As one of the most outstanding events for the African Diaspora, the 8th African Magazine Leadership (AML) summit congregated over 700 policymakers, political leaders, private sector leaders, civil society leaders, thought leaders, media, and a horde of stakeholders in Europe, the US, and Africa to discuss issues that would prepare the private sector leaders for a more integrated and competitive African investment environment. ALM uses the summit to leverage unique access to some of the world’s most influential leaders, policymakers, and entrepreneurs–uniting those global forces to harness their collective knowledge to address current critical issues by finding innovative solutions.

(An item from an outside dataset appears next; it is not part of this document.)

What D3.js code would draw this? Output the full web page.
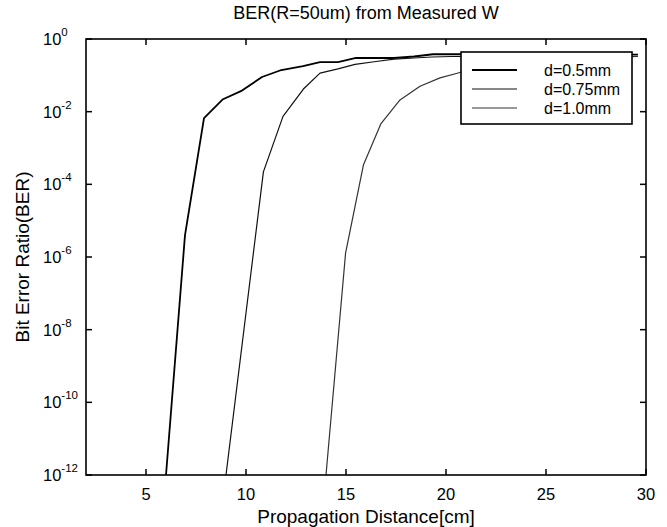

Global leaders who graced this year’s summit a decent speakers include; Baroness Sandy Verma, a Member of the UK House of Lords; Lord Dolar Popat, a Member of the UK House of Lords;  Johnny Ohisa Damian, Governor, of Bank of South Sudan; and Mrs. Josielle Rafidy, CEO, Economic Development Board of Madagascar.

Others include Prof. Muhammed Bello Abubakar, Managing Director/CEO, Galaxy Backbone Limited, Nigeria; Hon. Dr. Renganaden Padayachy, Minister of Finance, Economic Planning, and Development, Mauritius; and  H.E. Rindra Hasimbelo, Rabarinirinarison, Minister for Economy and Finance, Madagascar. The 2023 AML summit was hugely attended with numbers surpassing previous summits.